● **Your instructions**: Copy each line that contains the word "this".

● **Dataset**:
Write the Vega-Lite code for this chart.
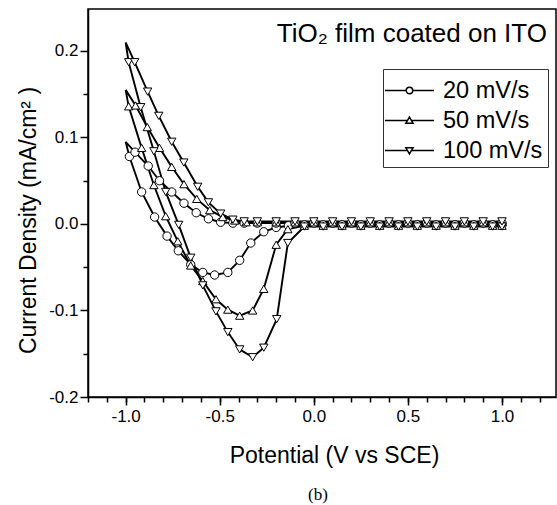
{
  "$schema": "https://vega.github.io/schema/vega-lite/v6.json",
  "width": 468,
  "height": 388,
  "autosize": "none",
  "padding": {"left": 88, "top": 9, "right": 1, "bottom": 108},
  "background": "white",
  "title": {"text": "(b)", "orient": "bottom", "anchor": "middle", "font": "Liberation Serif", "fontSize": 17, "fontWeight": "normal", "color": "black", "offset": 20, "dx": -4},
  "config": {
    "font": "Liberation Sans",
    "view": {"stroke": "black", "strokeWidth": 1.5},
    "axis": {"grid": false, "domainColor": "black", "domainWidth": 1.5, "tickColor": "black", "tickWidth": 1.5, "labelColor": "black", "labelFont": "Liberation Sans", "labelFontSize": 17, "titleColor": "black", "titleFont": "Liberation Sans", "titleFontSize": 23, "titleFontWeight": "normal", "labelOverlap": false, "labelFlush": false}
  },
  "data": {"values": [
    {"s":20,"i":0,"x":-1,"y":0.095},{"s":20,"i":1,"x":-0.98,"y":0.078},{"s":20,"i":2,"x":-0.915,"y":0.037},{"s":20,"i":3,"x":-0.846,"y":0.008},{"s":20,"i":4,"x":-0.78,"y":-0.014},{"s":20,"i":5,"x":-0.72,"y":-0.031},{"s":20,"i":6,"x":-0.654,"y":-0.047},{"s":20,"i":7,"x":-0.59,"y":-0.056},{"s":20,"i":8,"x":-0.527,"y":-0.059},{"s":20,"i":9,"x":-0.457,"y":-0.056},{"s":20,"i":10,"x":-0.394,"y":-0.042},{"s":20,"i":11,"x":-0.335,"y":-0.022},{"s":20,"i":12,"x":-0.266,"y":-0.009},{"s":20,"i":13,"x":-0.2,"y":-0.004},{"s":20,"i":14,"x":-0.135,"y":-0.002},{"s":20,"i":15,"x":-0.05,"y":-0.001},{"s":20,"i":16,"x":0.05,"y":-0.001},{"s":20,"i":17,"x":0.15,"y":-0.001},{"s":20,"i":18,"x":0.25,"y":-0.001},{"s":20,"i":19,"x":0.35,"y":-0.001},{"s":20,"i":20,"x":0.45,"y":-0.001},{"s":20,"i":21,"x":0.55,"y":-0.001},{"s":20,"i":22,"x":0.65,"y":-0.001},{"s":20,"i":23,"x":0.75,"y":-0.001},{"s":20,"i":24,"x":0.85,"y":-0.001},{"s":20,"i":25,"x":0.95,"y":-0.001},{"s":20,"i":26,"x":1,"y":-0.001},{"s":20,"i":27,"x":1,"y":0.001},{"s":20,"i":28,"x":0.9,"y":0.001},{"s":20,"i":29,"x":0.8,"y":0.001},{"s":20,"i":30,"x":0.7,"y":0.001},{"s":20,"i":31,"x":0.6,"y":0.001},{"s":20,"i":32,"x":0.5,"y":0.001},{"s":20,"i":33,"x":0.4,"y":0.001},{"s":20,"i":34,"x":0.3,"y":0.001},{"s":20,"i":35,"x":0.2,"y":0.001},{"s":20,"i":36,"x":0.1,"y":0.001},{"s":20,"i":37,"x":0,"y":0.001},{"s":20,"i":38,"x":-0.1,"y":0.001},{"s":20,"i":39,"x":-0.2,"y":0.001},{"s":20,"i":40,"x":-0.3,"y":0.001},{"s":20,"i":41,"x":-0.37,"y":0.001},{"s":20,"i":42,"x":-0.43,"y":0.001},{"s":20,"i":43,"x":-0.495,"y":0.002},{"s":20,"i":44,"x":-0.56,"y":0.006},{"s":20,"i":45,"x":-0.625,"y":0.013},{"s":20,"i":46,"x":-0.69,"y":0.024},{"s":20,"i":47,"x":-0.755,"y":0.037},{"s":20,"i":48,"x":-0.82,"y":0.05},{"s":20,"i":49,"x":-0.88,"y":0.067},{"s":20,"i":50,"x":-0.95,"y":0.083},{"s":20,"i":51,"x":-1,"y":0.095},
    {"s":50,"i":0,"x":-1,"y":0.155},{"s":50,"i":1,"x":-0.984,"y":0.136},{"s":50,"i":2,"x":-0.915,"y":0.088},{"s":50,"i":3,"x":-0.85,"y":0.045},{"s":50,"i":4,"x":-0.787,"y":0.009},{"s":50,"i":5,"x":-0.723,"y":-0.02},{"s":50,"i":6,"x":-0.654,"y":-0.048},{"s":50,"i":7,"x":-0.59,"y":-0.066},{"s":50,"i":8,"x":-0.52,"y":-0.087},{"s":50,"i":9,"x":-0.457,"y":-0.099},{"s":50,"i":10,"x":-0.394,"y":-0.106},{"s":50,"i":11,"x":-0.325,"y":-0.1},{"s":50,"i":12,"x":-0.266,"y":-0.075},{"s":50,"i":13,"x":-0.2,"y":-0.024},{"s":50,"i":14,"x":-0.138,"y":-0.006},{"s":50,"i":15,"x":-0.05,"y":-0.002},{"s":50,"i":16,"x":0.05,"y":-0.002},{"s":50,"i":17,"x":0.15,"y":-0.002},{"s":50,"i":18,"x":0.25,"y":-0.002},{"s":50,"i":19,"x":0.35,"y":-0.002},{"s":50,"i":20,"x":0.45,"y":-0.002},{"s":50,"i":21,"x":0.55,"y":-0.002},{"s":50,"i":22,"x":0.65,"y":-0.002},{"s":50,"i":23,"x":0.75,"y":-0.002},{"s":50,"i":24,"x":0.85,"y":-0.002},{"s":50,"i":25,"x":0.95,"y":-0.002},{"s":50,"i":26,"x":1,"y":-0.002},{"s":50,"i":27,"x":1,"y":0.002},{"s":50,"i":28,"x":0.9,"y":0.002},{"s":50,"i":29,"x":0.8,"y":0.002},{"s":50,"i":30,"x":0.7,"y":0.002},{"s":50,"i":31,"x":0.6,"y":0.002},{"s":50,"i":32,"x":0.5,"y":0.002},{"s":50,"i":33,"x":0.4,"y":0.002},{"s":50,"i":34,"x":0.3,"y":0.002},{"s":50,"i":35,"x":0.2,"y":0.002},{"s":50,"i":36,"x":0.1,"y":0.002},{"s":50,"i":37,"x":0,"y":0.002},{"s":50,"i":38,"x":-0.1,"y":0.002},{"s":50,"i":39,"x":-0.2,"y":0.002},{"s":50,"i":40,"x":-0.3,"y":0.002},{"s":50,"i":41,"x":-0.36,"y":0.002},{"s":50,"i":42,"x":-0.42,"y":0.004},{"s":50,"i":43,"x":-0.484,"y":0.008},{"s":50,"i":44,"x":-0.553,"y":0.016},{"s":50,"i":45,"x":-0.622,"y":0.029},{"s":50,"i":46,"x":-0.69,"y":0.046},{"s":50,"i":47,"x":-0.755,"y":0.066},{"s":50,"i":48,"x":-0.82,"y":0.088},{"s":50,"i":49,"x":-0.885,"y":0.112},{"s":50,"i":50,"x":-0.947,"y":0.137},{"s":50,"i":51,"x":-1,"y":0.155},
    {"s":100,"i":0,"x":-1,"y":0.21},{"s":100,"i":1,"x":-0.984,"y":0.187},{"s":100,"i":2,"x":-0.92,"y":0.135},{"s":100,"i":3,"x":-0.85,"y":0.084},{"s":100,"i":4,"x":-0.787,"y":0.037},{"s":100,"i":5,"x":-0.718,"y":-0.001},{"s":100,"i":6,"x":-0.654,"y":-0.039},{"s":100,"i":7,"x":-0.59,"y":-0.071},{"s":100,"i":8,"x":-0.52,"y":-0.101},{"s":100,"i":9,"x":-0.457,"y":-0.125},{"s":100,"i":10,"x":-0.394,"y":-0.145},{"s":100,"i":11,"x":-0.325,"y":-0.154},{"s":100,"i":12,"x":-0.266,"y":-0.143},{"s":100,"i":13,"x":-0.197,"y":-0.11},{"s":100,"i":14,"x":-0.138,"y":-0.022},{"s":100,"i":15,"x":-0.05,"y":-0.003},{"s":100,"i":16,"x":0.05,"y":-0.003},{"s":100,"i":17,"x":0.15,"y":-0.003},{"s":100,"i":18,"x":0.25,"y":-0.003},{"s":100,"i":19,"x":0.35,"y":-0.003},{"s":100,"i":20,"x":0.45,"y":-0.003},{"s":100,"i":21,"x":0.55,"y":-0.003},{"s":100,"i":22,"x":0.65,"y":-0.003},{"s":100,"i":23,"x":0.75,"y":-0.003},{"s":100,"i":24,"x":0.85,"y":-0.003},{"s":100,"i":25,"x":0.95,"y":-0.003},{"s":100,"i":26,"x":1,"y":-0.003},{"s":100,"i":27,"x":1,"y":0.003},{"s":100,"i":28,"x":0.9,"y":0.003},{"s":100,"i":29,"x":0.8,"y":0.003},{"s":100,"i":30,"x":0.7,"y":0.003},{"s":100,"i":31,"x":0.6,"y":0.003},{"s":100,"i":32,"x":0.5,"y":0.003},{"s":100,"i":33,"x":0.4,"y":0.003},{"s":100,"i":34,"x":0.3,"y":0.003},{"s":100,"i":35,"x":0.2,"y":0.003},{"s":100,"i":36,"x":0.1,"y":0.003},{"s":100,"i":37,"x":0,"y":0.003},{"s":100,"i":38,"x":-0.1,"y":0.003},{"s":100,"i":39,"x":-0.2,"y":0.003},{"s":100,"i":40,"x":-0.3,"y":0.003},{"s":100,"i":41,"x":-0.37,"y":0.003},{"s":100,"i":42,"x":-0.43,"y":0.005},{"s":100,"i":43,"x":-0.495,"y":0.012},{"s":100,"i":44,"x":-0.56,"y":0.025},{"s":100,"i":45,"x":-0.617,"y":0.043},{"s":100,"i":46,"x":-0.691,"y":0.071},{"s":100,"i":47,"x":-0.755,"y":0.095},{"s":100,"i":48,"x":-0.824,"y":0.125},{"s":100,"i":49,"x":-0.883,"y":0.153},{"s":100,"i":50,"x":-0.952,"y":0.187},{"s":100,"i":51,"x":-1,"y":0.21}
  ]},
  "layer": [
    {
      "mark": {"type": "line", "color": "black", "strokeWidth": 1.9},
      "encoding": {
        "x": {"field": "x", "type": "quantitative", "scale": {"domain": [-1.2, 1.287], "nice": false, "zero": false},
              "axis": {"orient": "bottom", "values": [-1, -0.5, 0, 0.5, 1], "tickSize": 8, "labelPadding": 3, "labelExpr": "(datum.value < 0 ? '-' : '') + format(abs(datum.value), '.1f')", "title": "Potential (V vs SCE)", "titlePadding": 20, "titleX": 246}},
        "y": {"field": "y", "type": "quantitative", "scale": {"domain": [-0.2, 0.2485], "nice": false, "zero": false},
              "axis": {"orient": "left", "values": [-0.2, -0.1, 0, 0.1, 0.2], "tickSize": 8, "labelPadding": 2, "labelExpr": "(datum.value < 0 ? '-' : '') + format(abs(datum.value), '.1f')", "title": "Current Density (mA/cm² )", "titlePadding": 8, "titleY": 211}},
        "detail": {"field": "s", "type": "nominal"},
        "order": {"field": "i", "type": "quantitative"}
      }
    },
    {
      "transform": [{"filter": "datum.x > -0.995"}],
      "mark": {"type": "point", "filled": true, "fill": "white", "stroke": "black", "strokeWidth": 1, "opacity": 1, "size": 70},
      "encoding": {
        "x": {"field": "x", "type": "quantitative", "axis": {"orient": "bottom", "values": [-1.2,-1.1,-1.0,-0.9,-0.8,-0.7,-0.6,-0.5,-0.4,-0.3,-0.2,-0.1,0,0.1,0.2,0.3,0.4,0.5,0.6,0.7,0.8,0.9,1.0,1.1,1.2], "tickSize": 5, "labels": false, "domain": false, "title": null}},
        "y": {"field": "y", "type": "quantitative", "axis": {"orient": "left", "values": [-0.15, -0.05, 0.05, 0.15], "tickSize": 5, "labels": false, "domain": false, "title": null}},
        "shape": {"field": "s", "type": "nominal", "scale": {"domain": [20, 50, 100], "range": ["circle", "triangle-up", "triangle-down"]}, "legend": null}
      }
    },
    {
      "transform": [{"filter": "datum.i < 0"}],
      "mark": {"type": "point", "filled": false, "color": "black", "strokeWidth": 1.5, "opacity": 1},
      "encoding": {
        "shape": {"field": "s", "type": "nominal",
          "scale": {"domain": [20, 50, 100], "range": [
            "M-1.26,0L0.11,0M0.53,0L1.9,0M0.53,0A0.21,0.21,0,1,1,0.11,0A0.21,0.21,0,1,1,0.53,0Z",
            "M-1.26,0L0.19,0M0.45,0L1.9,0M0.32,-0.22L0.55,0.17L0.09,0.17Z",
            "M-1.26,0L0.19,0M0.45,0L1.9,0M0.32,0.22L0.55,-0.17L0.09,-0.17Z"]},
          "legend": {"orient": "none", "legendX": 295, "legendY": 60, "title": null, "labelExpr": "datum.label + ' mV/s'", "labelFont": "Liberation Sans", "labelFontSize": 23.5, "labelColor": "black", "symbolSize": 961, "symbolStrokeWidth": 1.5, "symbolStrokeColor": "black", "symbolOpacity": 1, "strokeColor": "#333333", "padding": 5, "rowPadding": 2, "labelOffset": 22, "symbolOffset": 0}
        }
      }
    },
    {
      "data": {"values": [{}]},
      "mark": {"type": "text", "align": "right", "baseline": "alphabetic", "fontSize": 26, "font": "Liberation Sans", "color": "black"},
      "encoding": {
        "x": {"datum": 1.239, "type": "quantitative", "axis": null},
        "y": {"datum": 0.21, "type": "quantitative", "axis": null},
        "text": {"value": "TiO₂ film coated on ITO"}
      }
    }
  ],
  "resolve": {"scale": {"shape": "independent"}, "legend": {"shape": "independent"}, "axis": {"x": "independent", "y": "independent"}}
}
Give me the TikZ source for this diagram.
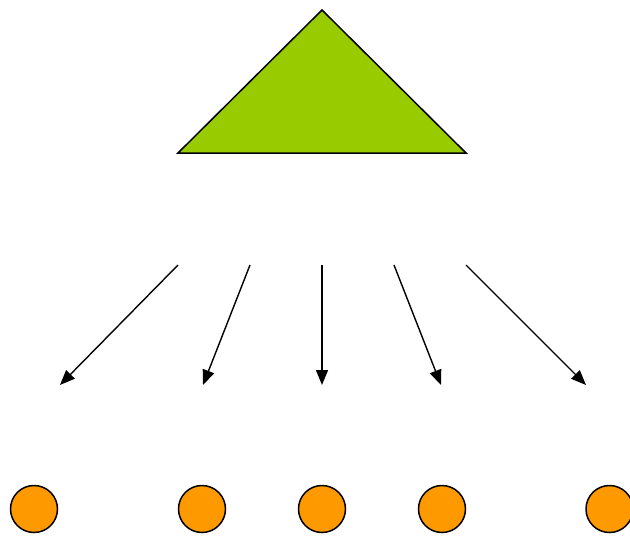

● **Solved problem**:
Write the Vega-Lite code for this chart.
Give me the TikZ source for this diagram.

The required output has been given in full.